[Development] QVariant comparison in Qt6

Ville Voutilainen ville.voutilainen at gmail.com
Sat Sep 19 20:48:11 CEST 2020


On Sat, 19 Sep 2020 at 06:28, Thiago Macieira <thiago.macieira at intel.com> wrote:
> But for other things, I'm not shy about it. People can't complain that they
> can't use features that didn't exist when they wrote their application.  If
> they want to use new features, it stands to reason they've just upgraded Qt.
> If they can do that, they should be able to upgrade their compiler and
> toolchain too.

Our customers report otherwise. Upgrading Qt and using it on an older
compiler seems doable
by a whole lotta customers. Upgrading Qt and upgrading toolchains
seems much less doable,
so that would be a bold expectation. Toolchains are "deeper" in
policy-dictated "infrastructure"
than you might think. Try convincing a QNX 7 shop that they have to
use a compiler newer than
what QNX 7 ships.
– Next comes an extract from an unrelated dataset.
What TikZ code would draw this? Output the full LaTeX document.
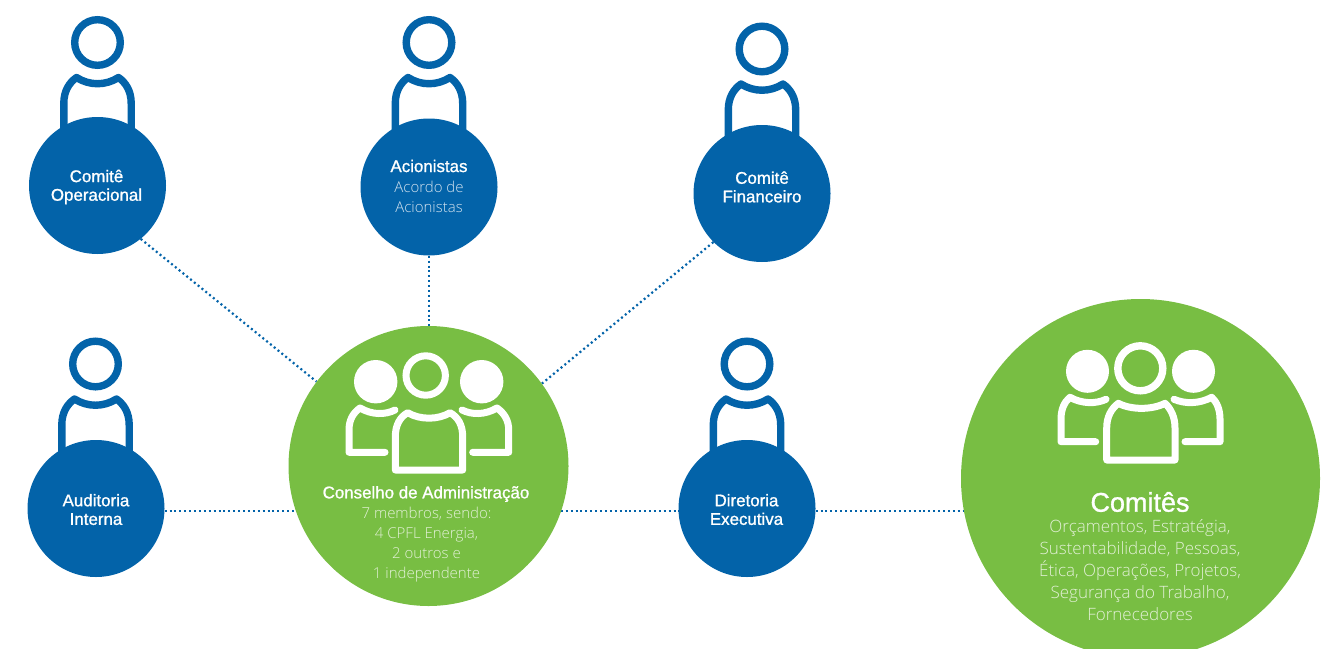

Try doing the same for some other RTOS toolchains,
saying that the platform
and the versions they choose are not sufficient, and they need to
upgrade to an uncertified
experimental version, and they'll walk to our competitors asking
whether they're more reasonable
about stability and compatibility. Same goes for MSVC and GCC if the
shop is large and non-agile enough,
and there's no shortage of such shops.

Providing optional support for C++20 facilities like spaceship etc. is
fine. Making significant functionality
available for C++20 users only, when we don't have to, is not so fine.
Especially since it's not portable,
and leads to a splintered Qt, as opposed to a portable Qt.